Consider the following scenario: you're advising the project manager of an upcoming design project (that hasn't started yet) and are told that there's time and budget for exactly one usability activity. What should it be? And when should this one activity be scheduled in the project plan?

Take a minute to consider your answer before reading mine. What would you do in this liberating — yet frustrating — situation? You have the choice between all the usability methods in the world, but you are limited to doing only one thing.

(For our purposes here, you can't cheat by saying that the "one thing" is a prolonged iterative study with many phases even though that would be better; I really want a single, focused usability step.)

Now I'll present my two preferred solutions and then discuss the tradeoffs between them.

Option 1: Field Study before Starting the Design

Usability professionals always complain that they're called in too late to do much good. And rightfully so: Once the feature set has been decided, you're basically left with lower-value methods to clean up the UI.

In my scenario, you're asked for usability advice before the project has begun; it's thus possible to actually conduct user research up front and use the results to determine what should be designed in the first place.

So, you can go to the users' office, home, the factory floor, the hospital, or wherever people do the type of activity the project aims to support. Play the proverbial fly on the wall: observe what people do in real life.

While on the field study, remember the key methodology lessons:

As I've always said, users are not designers, so you should take their feature requests with a grain of salt. Instead, watch for opportunities to introduce game-changing features that will improve user performance by an order of magnitude or more. People don't know to ask for these new things, but you can spot prospects for great design when you observe users wasting time on workarounds — or simply giving up on even trying to accomplish desirable tasks.

Option 2: Early User Testing of a Low-Fi Prototype

Alternatively, you can wait until an early design has been created and make a simple paper prototype and test it with a handful of users. You can then revise the design to fix the myriad usability problems the test revealed.

At this early stage, it's still possible to make major changes to the user interface architecture, move things around, redesign features, and even remove features that prove useless or too confusing. You might even be able to introduce a few new system features, since you're testing before anything has been coded.

The ability to redesign the functionality and not just the surface UI is one of the biggest reasons to use paper prototyping.

Another reason is that it's 100 times more expensive to make a change after a system has been fully implemented than to make the same change early in the design process when the system is just a set of drawings. Pragmatically, management is much more likely to accept your redesign recommendations if you make them while change is cheap.

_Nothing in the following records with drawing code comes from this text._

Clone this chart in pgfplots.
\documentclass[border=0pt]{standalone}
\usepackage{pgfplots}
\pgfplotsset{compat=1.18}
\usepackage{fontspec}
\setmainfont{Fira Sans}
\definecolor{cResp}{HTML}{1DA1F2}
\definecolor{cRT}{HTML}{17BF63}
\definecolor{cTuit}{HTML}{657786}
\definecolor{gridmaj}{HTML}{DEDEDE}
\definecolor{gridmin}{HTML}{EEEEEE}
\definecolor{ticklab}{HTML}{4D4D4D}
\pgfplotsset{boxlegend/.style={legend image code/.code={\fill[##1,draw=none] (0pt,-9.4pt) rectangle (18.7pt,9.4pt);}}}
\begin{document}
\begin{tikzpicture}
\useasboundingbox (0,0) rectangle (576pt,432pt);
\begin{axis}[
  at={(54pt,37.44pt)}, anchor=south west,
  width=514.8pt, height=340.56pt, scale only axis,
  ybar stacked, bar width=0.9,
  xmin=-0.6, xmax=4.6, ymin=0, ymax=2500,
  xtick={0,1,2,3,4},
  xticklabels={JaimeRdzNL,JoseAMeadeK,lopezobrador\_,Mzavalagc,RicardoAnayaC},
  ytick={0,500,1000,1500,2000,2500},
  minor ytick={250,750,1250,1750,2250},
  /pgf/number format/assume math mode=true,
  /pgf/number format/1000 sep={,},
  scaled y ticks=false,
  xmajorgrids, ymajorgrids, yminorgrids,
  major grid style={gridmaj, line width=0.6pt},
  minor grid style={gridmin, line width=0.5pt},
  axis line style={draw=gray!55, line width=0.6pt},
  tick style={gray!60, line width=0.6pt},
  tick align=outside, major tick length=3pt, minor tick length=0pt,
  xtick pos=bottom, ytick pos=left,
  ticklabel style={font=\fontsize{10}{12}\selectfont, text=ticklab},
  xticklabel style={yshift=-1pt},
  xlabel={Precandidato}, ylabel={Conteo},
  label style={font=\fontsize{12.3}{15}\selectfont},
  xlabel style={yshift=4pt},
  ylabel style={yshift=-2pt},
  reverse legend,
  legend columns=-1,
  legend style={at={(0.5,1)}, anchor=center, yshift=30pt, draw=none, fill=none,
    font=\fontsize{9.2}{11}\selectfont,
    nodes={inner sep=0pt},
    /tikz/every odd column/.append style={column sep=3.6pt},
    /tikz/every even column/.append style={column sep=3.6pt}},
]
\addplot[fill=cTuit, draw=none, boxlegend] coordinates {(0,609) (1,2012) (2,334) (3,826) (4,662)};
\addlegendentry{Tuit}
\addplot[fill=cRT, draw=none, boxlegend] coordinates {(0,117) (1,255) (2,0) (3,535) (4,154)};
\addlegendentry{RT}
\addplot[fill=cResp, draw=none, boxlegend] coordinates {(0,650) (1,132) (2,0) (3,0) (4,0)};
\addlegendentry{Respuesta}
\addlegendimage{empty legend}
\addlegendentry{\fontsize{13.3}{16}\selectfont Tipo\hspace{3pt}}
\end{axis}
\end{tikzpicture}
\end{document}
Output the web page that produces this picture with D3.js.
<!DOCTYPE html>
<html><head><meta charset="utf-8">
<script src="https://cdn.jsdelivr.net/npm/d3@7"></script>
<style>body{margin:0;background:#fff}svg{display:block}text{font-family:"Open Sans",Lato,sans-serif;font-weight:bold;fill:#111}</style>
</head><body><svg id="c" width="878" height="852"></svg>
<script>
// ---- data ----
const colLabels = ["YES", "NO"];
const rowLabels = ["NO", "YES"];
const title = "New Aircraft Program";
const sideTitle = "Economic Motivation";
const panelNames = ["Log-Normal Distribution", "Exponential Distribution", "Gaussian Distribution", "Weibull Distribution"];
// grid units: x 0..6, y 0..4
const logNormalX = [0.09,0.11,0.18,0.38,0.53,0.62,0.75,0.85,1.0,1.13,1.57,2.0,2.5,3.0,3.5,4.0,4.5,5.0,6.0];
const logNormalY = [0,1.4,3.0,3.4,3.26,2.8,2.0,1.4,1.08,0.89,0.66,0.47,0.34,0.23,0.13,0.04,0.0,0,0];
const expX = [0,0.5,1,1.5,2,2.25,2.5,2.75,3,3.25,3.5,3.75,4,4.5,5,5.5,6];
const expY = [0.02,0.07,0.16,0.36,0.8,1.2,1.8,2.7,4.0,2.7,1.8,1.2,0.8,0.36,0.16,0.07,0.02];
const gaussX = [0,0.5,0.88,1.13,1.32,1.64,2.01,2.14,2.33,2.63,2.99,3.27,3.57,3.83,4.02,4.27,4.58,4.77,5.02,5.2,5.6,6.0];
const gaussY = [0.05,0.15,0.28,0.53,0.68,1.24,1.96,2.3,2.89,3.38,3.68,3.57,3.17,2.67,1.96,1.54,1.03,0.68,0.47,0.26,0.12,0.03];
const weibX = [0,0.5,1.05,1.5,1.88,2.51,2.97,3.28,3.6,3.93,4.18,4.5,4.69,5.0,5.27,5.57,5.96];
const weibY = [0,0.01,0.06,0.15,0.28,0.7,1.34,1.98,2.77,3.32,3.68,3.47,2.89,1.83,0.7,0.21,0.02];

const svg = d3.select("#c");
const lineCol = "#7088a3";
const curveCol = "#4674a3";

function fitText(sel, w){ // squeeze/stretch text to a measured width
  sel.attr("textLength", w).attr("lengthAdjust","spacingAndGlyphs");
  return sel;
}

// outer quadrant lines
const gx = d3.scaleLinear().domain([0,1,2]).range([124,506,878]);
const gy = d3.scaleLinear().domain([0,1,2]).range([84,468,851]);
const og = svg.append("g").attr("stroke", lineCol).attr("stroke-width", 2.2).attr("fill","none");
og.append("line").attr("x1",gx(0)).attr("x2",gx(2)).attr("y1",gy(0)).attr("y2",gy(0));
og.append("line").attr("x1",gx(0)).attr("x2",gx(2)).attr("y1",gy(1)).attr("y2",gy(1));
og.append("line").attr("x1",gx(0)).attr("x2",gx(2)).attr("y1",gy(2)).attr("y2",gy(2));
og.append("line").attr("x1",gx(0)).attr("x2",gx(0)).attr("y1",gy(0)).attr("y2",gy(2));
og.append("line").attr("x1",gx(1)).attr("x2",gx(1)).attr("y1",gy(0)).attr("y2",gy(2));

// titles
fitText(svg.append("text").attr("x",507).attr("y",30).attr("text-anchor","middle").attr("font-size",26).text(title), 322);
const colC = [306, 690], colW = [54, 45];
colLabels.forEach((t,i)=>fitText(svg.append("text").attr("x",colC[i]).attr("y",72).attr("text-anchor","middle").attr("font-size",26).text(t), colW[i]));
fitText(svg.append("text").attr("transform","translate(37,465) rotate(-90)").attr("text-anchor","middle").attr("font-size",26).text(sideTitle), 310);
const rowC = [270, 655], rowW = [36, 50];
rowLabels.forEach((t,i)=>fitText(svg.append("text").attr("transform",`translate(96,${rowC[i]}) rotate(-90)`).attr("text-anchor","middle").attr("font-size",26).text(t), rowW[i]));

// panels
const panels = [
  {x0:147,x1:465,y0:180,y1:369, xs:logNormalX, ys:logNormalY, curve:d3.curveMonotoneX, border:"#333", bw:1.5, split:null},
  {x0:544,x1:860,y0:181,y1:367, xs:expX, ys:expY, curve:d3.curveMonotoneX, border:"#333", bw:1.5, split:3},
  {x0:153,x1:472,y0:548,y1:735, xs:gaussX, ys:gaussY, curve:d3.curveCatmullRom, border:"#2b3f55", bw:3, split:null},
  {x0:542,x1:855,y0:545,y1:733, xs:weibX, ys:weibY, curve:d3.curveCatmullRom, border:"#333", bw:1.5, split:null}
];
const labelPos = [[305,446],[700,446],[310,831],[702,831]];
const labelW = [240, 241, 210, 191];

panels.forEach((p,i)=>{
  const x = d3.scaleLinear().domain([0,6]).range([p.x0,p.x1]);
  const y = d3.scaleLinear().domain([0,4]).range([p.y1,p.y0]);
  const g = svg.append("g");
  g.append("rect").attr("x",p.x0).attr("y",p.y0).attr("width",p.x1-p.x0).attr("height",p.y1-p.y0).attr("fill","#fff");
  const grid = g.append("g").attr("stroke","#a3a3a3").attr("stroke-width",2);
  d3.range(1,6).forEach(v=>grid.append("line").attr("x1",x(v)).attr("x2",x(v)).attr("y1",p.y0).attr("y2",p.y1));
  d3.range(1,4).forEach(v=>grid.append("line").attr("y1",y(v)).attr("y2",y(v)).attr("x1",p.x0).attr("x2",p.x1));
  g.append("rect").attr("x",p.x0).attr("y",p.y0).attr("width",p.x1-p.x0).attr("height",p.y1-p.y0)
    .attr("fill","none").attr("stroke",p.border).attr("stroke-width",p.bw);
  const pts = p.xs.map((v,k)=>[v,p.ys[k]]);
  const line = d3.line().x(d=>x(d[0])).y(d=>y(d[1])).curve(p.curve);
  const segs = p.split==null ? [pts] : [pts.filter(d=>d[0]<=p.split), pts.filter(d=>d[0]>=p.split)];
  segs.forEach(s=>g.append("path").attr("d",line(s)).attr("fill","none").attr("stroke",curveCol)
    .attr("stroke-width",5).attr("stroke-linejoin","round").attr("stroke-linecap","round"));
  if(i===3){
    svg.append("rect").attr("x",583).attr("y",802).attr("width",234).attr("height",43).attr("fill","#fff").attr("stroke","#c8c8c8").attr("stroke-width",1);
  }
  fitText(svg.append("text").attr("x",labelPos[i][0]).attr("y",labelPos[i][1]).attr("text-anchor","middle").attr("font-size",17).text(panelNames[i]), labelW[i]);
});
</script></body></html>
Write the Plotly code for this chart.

If you wait until everything is done and then conduct a usability study to "validate the design," it'll be too expensive to change anything substantial — and you'll be left with minor fixes, like making icons easier to recognize.

Because user testing shows you how users think and behave, the findings will also help your team as they progress to finish the product. Ideally, it's best to get even more findings by running additional rounds of user testing on these more-refined designs, but let's stick to the rules of this exercise and limit ourselves to a single test.

Risk Management Decides Choice of Method

Which of the two options should be your one shot at improving the hypothetical project's user experience? Let's start by looking at the gains you can expect from each choice:

The choice seems quite clear; after all, a 1,000% gain is much more profitable than a 38% gain. So, even if the field study is somewhat more expensive than the simple paper prototype test, it seems like you should pick Option 1.

Not so fast. Read the above bullets more closely: field research has only the potential to discover a hugely profitable radical innovation. It's a much riskier option.

I do believe that field studies are typically more valuable than a single round of user testing. But that's only true if you can trust the design team to deliver a high-quality user interface without major usability problems.

Most companies don't really know much about usability, and teams routinely create designs littered with UX disasters that stump users and/or drive them away from the site.

If the final user interface is terrible and makes the features virtually impossible to use, it won't matter whether the field study inspired the team to invent awesome features. If the target audience can't use something, it might as well not exist.

This is why I ultimately come down on the side of recommending one round of user testing as the safest approach. With user testing, you're sure to get a product that users will actually use. Without it, you might still have a success — but you're more likely to ship a dud.

Now, if you know that your project organization has a high UX methodology maturity, then I might reverse my recommendation in favor of a field study. In this ideal case, the team will have already conducted intensive user research on past projects and internalized the usability lessons. Also, your company will have well-documented UI standards and design patterns to draw upon.

In the real world, few companies are advanced enough to safely ship a design without user testing. More than 90% of teams would be better served with the safer (if less exciting) option of user testing instead of field studies, if they can do only one thing.

We have one last clue to estimate organizational maturity: the fact that we were limited to a single usability activity. Companies that truly believe in usability will typically plan for a sequence of usability activities throughout the project that includes both iterative design and several other user-centered design methods. Different types of user research supplement each other and create more value than repeatedly doing the same one thing.

Of course, there are cases where even the most customer-focused company needs a fast design without much usability input. But in most cases, having time for only one usability activity is a symptom of fairly limited usability maturity, meaning that the company cannot be trusted to deliver a usable design without having it cleaned up through user testing.